Francesco Negro: “Stridda di luci – Giancarlo Simonacci Piano Works” [Silence Records, 2016]

In questo lavoro in pianoforte solo Francesco Negro ripercorre le opere del compositore romano Giancarlo Simonacci, suo maestro e grande conoscitore di autori contemporanei come John Cage. Negro realizza un percorso espressivo fatto di molti silenzi, note staccate, frammenti, e gioca di continuo con le risonanze dello strumento in relazione all’ambiente circostante. Ne deriva una forma musicale in equilibrio tra misura e circospezione, passaggi intimi e momenti di visionarietà d’astrazione avanguardistica. Il booklet, curato nel dettaglio e realizzato da Luigi Partipilo, contiene una guida all’ascolto utile per orientarsi in un personale mondo sonoro, fatto di infiniti punti d’interpretazione.

Franco Piccinno: “Migrations” [Auand, 2016]
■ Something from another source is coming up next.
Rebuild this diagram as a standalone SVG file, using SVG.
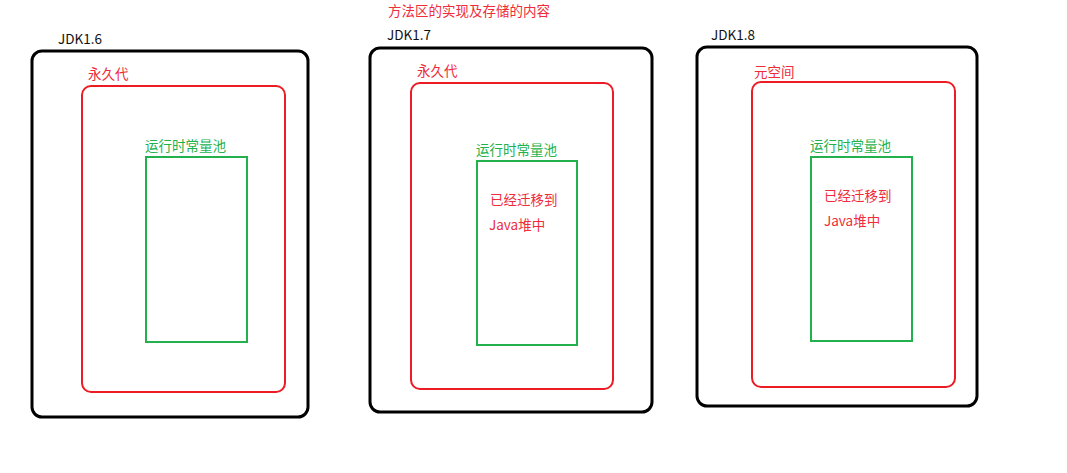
<svg xmlns="http://www.w3.org/2000/svg" width="1067" height="473" viewBox="0 0 1067 473">
  <style>
    .outer { fill: none; stroke: #000; stroke-width: 3; }
    .area { fill: none; stroke: #ed1c24; stroke-width: 2; }
    .pool { fill: none; stroke: #22b14c; stroke-width: 2; }
    text { font-family: "Microsoft YaHei", "Noto Sans CJK SC", "Noto Sans", sans-serif; font-size: 13.5px; }
    .t-black { fill: #111; }
    .t-red { fill: #ee2c3a; }
    .t-green { fill: #22b14c; }
  </style>
  <rect width="1067" height="473" fill="#fff"/>

  <text id="title" class="t-red" x="388" y="16">方法区的实现及存储的内容</text>

  <!-- JDK 1.6: permanent generation holds the runtime constant pool -->
  <g id="jdk16">
    <rect class="outer" x="32" y="51" width="276" height="366" rx="10"/>
    <text class="t-black" x="58" y="44">JDK1.6</text>
    <g id="jdk16-permgen">
      <rect class="area" x="82" y="86" width="203" height="306" rx="9"/>
      <text class="t-red" x="88" y="79">永久代</text>
    </g>
    <g id="jdk16-pool">
      <rect class="pool" x="146" y="157" width="101" height="185"/>
      <text class="t-green" x="145" y="151">运行时常量池</text>
    </g>
  </g>

  <!-- JDK 1.7: constant pool moved to the heap -->
  <g id="jdk17">
    <rect class="outer" x="370" y="48" width="282" height="364" rx="10"/>
    <text class="t-black" x="387" y="40">JDK1.7</text>
    <g id="jdk17-permgen">
      <rect class="area" x="411" y="83" width="202" height="306" rx="9"/>
      <text class="t-red" x="417" y="76">永久代</text>
    </g>
    <g id="jdk17-pool">
      <rect class="pool" x="477" y="161" width="100" height="184"/>
      <text class="t-green" x="476" y="155">运行时常量池</text>
      <text class="t-red" x="490" y="205">已经迁移到</text>
      <text class="t-red" x="489" y="230">Java堆中</text>
    </g>
  </g>

  <!-- JDK 1.8: metaspace replaces the permanent generation -->
  <g id="jdk18">
    <rect class="outer" x="697" y="47" width="280" height="359" rx="10"/>
    <text class="t-black" x="711" y="40">JDK1.8</text>
    <g id="jdk18-metaspace">
      <rect class="area" x="752" y="82" width="203" height="305" rx="9"/>
      <text class="t-red" x="754" y="77">元空间</text>
    </g>
    <g id="jdk18-pool">
      <rect class="pool" x="811" y="157" width="101" height="184"/>
      <text class="t-green" x="810" y="151">运行时常量池</text>
      <text class="t-red" x="824" y="201">已经迁移到</text>
      <text class="t-red" x="824" y="226">Java堆中</text>
    </g>
  </g>

  <g id="connectors"/>
</svg>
Ci sono Aldo Vigorito al contrabbasso e Giuseppe La Pusata alla batteria al fianco del pianista Franco Piccinno nel suo “Migrations”, l’album nel quale presenta una scaletta con cinque originali e alcune rivisitazioni. La cifra stilistica del trio è votata al jazz mainstream, al centro del quale troviamo la cantabilità delle melodie, la continua interazione strumentale, la voglia di condurre l’ascoltatore sia in ambientazioni concitate, vedi Late Night Joke, sia in passaggi di elegante misura, come accade in Delice. La traccia che dà il titolo all’album è un momento in pianoforte solo che Piccinno, attraverso una nota di presentazione, descrive così: ««Pur dando il titolo al disco, questo brano non racchiude l'essenza stilistica del progetto, bensì rappresenta l'esatto contrario, a testimonianza del desiderio di percorrere un sentiero distinto, un desiderio di evasione, nondimeno espresso in maniera del tutto discreta, a tratti intimista».